A Simple Life Is A Contented Life

daisy in hand

(FreeImages.com/Ne¾a Èerin)

It was August.  I was rushing everywhere.  Life had me on a merry-go-round — that is, the life I had chosen…  In one of my reflective moments, God’s still, small voice spoke to my heart, “A simple life is a contented life.”  It struck me.

A simple life is a contented life.

Most of us are rushing around, striving, struggling, doing, trying to prove… what?  We are trying to prove that we aren’t our parents, that we are significant, that we are intelligent, that we are worthy, that we are pretty, that we are one of the best mommies out there, that we are the “all-American” family…

If we are honest, that’s what this is all about, most of the time.  The problem is we are rarely really honest with ourselves nor do we take the time to ask those pointed questions.  God will, if we will listen.  The problem is we are too busy rushing to listen.

And God…  He keeps speaking into our chaos and calling us to Himself.  We don’t need to be more.  We don’t need to prove. 

We don’t need silly craziness that stresses us and makes us less able to be the spouse and parent we need to be.  In addition to all that stress that makes us less gracious and patient, we then add shame because we should be able to do everything on our agenda and be super-mommy, super-nanny, super-chef, super-cleaner…

Right after God showed me that simple but profound truth, a simple life is a contented life, I was talking with a mom of quite a few kids.  She was expressing that she was feeling that maybe she should do more outside of the home with her kids.  I looked at that mom, and I saw a contented woman.  She was peaceful, restful, and happy.  Her kids were content and happy.  I then told her what God had shown to me: “A simple life is a contented life.” 

Those other voices, telling her to be more and to do more were trying to steal her joy and her peace.  They were trying to tell her that being a good mother is equated to running like crazy.
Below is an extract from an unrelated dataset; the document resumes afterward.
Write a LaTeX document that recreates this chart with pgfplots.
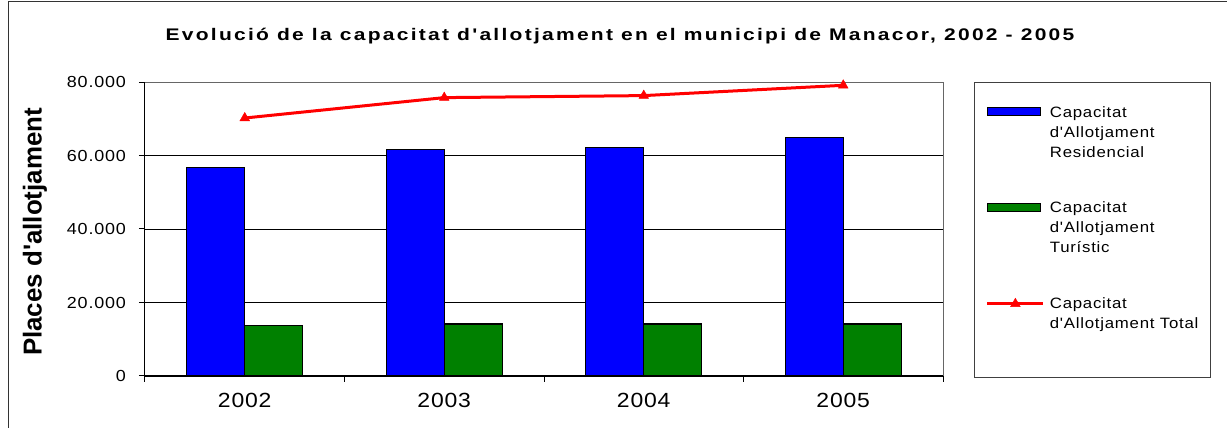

This summer, I ran like crazy, I confess.  I remember though saying, “I feel like I am doing more things for my kids than with my kids.”  That’s the trap with this never-ending crazy cycle of busyness.  What do your kids really want?  For what are they going to remember you?  For how you ran or for how you spent time with them?

The same is true with our possessions.  More doesn’t equate to happiness.  You can’t buy happiness.  You just become a greater prisoner to the things you own.  There are more things to replace, to repair, more debts to pay off, more financial strain which leads to relationship strain, more fears, and suddenly, a simpler life sounds more appealing.

Remember, a simple life is a contented life.

Perhaps, we need to make changes to the life we choose to live.